Get clear this essential point, that all this pension money is teachers’ money; a certain amount is deducted each month from the salaries of every teacher, and it is of this money that the pension is composed. And, of course, the feature that really counts is the control of the money; you may be sure that under the capitalist system no plan of any sort would be “standard,” that did not provide for the control of the money by those whom God has created for the purpose of controlling money. The essence of this “standard pension plan” is that the teachers have no control over their own pension funds; in all cases this control is in the hands of politicians who serve on the pension board ex officio—the state superintendent, the comptroller, the attorney general, and other leaders of the gang.

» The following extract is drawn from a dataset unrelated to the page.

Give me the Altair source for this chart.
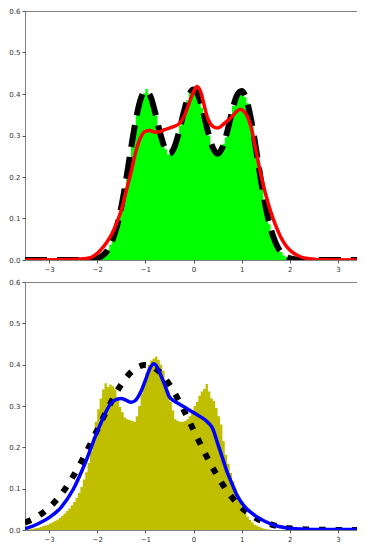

It was decided that this Carnegie pension plan should be taken to the state of Vermont and there tried out; and at the summer convention at Pittsburgh the new Carnegie experts appeared again, and their proposition was jammed through, in spite of the protests of Margaret Haley. You see, Margaret Haley wanted the teachers to have the control of their own money, so the gang evolved one of their clever schemes—they divided the “committee on salaries, tenure and pensions” into three separate committees, and they put Margaret Haley on the salary committee, which had already acted! Also, they put in a by-law, providing that these three committees should serve for one year only, and should then be reappointed. This would give them the chance to drop any “kickers”; and sure enough, the next year they dropped Margaret Haley!